**What to produce:**
Reproduce the listing below exactly, beginning with its first line and ending with the line that holds "Chart.register(...registerables);"; pictures are not part of the copy.

____

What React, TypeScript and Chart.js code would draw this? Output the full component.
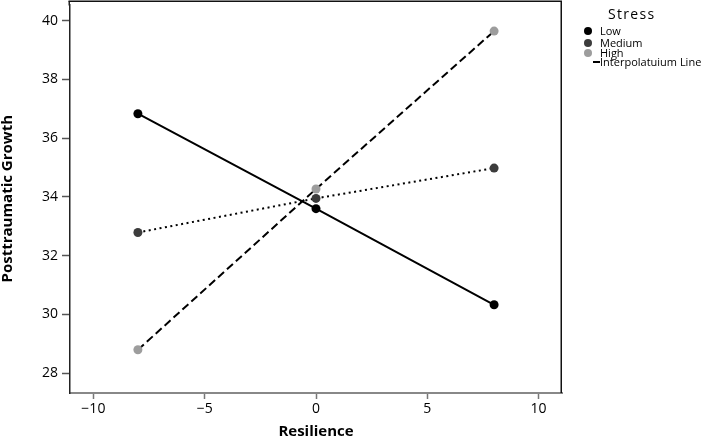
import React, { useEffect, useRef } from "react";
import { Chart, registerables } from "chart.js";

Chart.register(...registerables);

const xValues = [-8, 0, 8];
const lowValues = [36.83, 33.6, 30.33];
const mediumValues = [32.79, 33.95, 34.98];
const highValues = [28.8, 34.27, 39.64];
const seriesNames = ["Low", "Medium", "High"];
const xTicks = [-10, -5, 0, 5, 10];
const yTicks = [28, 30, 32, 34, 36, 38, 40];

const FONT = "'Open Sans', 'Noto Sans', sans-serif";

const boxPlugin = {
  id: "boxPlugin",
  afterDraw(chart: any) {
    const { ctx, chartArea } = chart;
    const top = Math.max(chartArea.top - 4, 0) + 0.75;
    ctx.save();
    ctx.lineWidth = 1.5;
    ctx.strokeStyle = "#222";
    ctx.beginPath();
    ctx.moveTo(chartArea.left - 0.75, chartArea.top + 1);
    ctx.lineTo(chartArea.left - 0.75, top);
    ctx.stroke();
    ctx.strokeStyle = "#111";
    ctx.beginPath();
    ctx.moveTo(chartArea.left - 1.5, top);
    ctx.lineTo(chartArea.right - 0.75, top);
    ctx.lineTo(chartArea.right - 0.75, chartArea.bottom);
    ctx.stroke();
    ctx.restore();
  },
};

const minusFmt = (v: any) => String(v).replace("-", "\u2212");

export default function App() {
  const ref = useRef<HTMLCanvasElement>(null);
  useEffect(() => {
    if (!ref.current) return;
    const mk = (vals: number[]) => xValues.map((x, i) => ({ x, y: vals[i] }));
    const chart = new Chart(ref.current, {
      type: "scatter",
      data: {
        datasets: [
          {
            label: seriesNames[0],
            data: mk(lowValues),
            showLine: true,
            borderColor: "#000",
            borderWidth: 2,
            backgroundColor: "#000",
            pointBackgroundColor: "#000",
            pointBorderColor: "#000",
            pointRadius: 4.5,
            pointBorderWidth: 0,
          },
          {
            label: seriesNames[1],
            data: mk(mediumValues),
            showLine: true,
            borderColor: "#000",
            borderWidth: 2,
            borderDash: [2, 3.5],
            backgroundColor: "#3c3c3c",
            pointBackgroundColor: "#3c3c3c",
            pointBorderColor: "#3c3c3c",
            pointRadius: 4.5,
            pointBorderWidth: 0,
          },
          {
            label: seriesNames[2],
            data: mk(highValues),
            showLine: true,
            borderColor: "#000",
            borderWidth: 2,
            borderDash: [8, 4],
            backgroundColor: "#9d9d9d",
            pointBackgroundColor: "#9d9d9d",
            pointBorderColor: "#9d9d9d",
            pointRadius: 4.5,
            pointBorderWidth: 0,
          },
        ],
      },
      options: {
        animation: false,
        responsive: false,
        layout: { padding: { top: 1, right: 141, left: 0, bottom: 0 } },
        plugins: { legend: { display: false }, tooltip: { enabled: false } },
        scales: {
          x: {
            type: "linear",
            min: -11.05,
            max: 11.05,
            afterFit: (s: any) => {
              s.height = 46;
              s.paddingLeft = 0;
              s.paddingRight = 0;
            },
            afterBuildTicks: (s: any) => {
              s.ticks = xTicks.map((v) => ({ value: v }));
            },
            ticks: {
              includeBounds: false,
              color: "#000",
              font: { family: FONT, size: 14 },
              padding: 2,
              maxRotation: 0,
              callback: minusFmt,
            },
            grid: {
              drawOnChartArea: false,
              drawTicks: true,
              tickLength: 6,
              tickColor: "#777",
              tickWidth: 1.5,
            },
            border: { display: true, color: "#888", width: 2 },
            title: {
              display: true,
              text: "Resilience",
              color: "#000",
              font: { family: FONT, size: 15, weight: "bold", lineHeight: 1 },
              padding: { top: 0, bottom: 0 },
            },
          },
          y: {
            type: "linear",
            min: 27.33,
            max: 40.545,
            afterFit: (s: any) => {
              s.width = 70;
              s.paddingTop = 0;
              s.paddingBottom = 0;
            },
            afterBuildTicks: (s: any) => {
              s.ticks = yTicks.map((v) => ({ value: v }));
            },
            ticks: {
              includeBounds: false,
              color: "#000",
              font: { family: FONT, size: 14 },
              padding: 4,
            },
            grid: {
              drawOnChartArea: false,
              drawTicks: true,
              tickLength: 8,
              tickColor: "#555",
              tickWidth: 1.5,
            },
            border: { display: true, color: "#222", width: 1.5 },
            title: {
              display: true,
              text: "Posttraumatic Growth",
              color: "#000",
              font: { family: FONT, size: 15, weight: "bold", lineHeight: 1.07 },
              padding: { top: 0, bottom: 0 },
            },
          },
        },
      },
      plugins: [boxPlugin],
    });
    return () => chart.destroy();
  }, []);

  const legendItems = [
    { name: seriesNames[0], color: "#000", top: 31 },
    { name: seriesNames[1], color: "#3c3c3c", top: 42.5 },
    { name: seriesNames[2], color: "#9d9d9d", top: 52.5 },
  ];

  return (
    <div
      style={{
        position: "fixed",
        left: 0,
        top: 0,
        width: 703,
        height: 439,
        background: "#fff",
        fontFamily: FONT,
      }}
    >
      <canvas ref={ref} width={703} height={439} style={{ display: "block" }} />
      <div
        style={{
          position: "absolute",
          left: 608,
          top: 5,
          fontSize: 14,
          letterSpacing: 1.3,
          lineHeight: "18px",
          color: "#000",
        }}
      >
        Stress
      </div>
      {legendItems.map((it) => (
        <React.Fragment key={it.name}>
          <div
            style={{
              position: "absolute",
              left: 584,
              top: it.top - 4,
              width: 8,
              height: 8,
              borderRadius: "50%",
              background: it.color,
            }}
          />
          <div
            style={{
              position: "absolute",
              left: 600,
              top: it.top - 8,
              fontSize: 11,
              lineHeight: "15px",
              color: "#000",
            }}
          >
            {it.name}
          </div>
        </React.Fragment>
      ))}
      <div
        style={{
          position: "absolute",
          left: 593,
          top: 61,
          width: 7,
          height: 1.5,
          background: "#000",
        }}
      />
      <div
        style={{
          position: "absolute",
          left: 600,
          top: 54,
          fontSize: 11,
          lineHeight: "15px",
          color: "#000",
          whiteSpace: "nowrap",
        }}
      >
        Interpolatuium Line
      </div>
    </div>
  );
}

____

**Correct answer:**
What React, TypeScript and Chart.js code would draw this? Output the full component.
import React, { useEffect, useRef } from "react";
import { Chart, registerables } from "chart.js";

Chart.register(...registerables);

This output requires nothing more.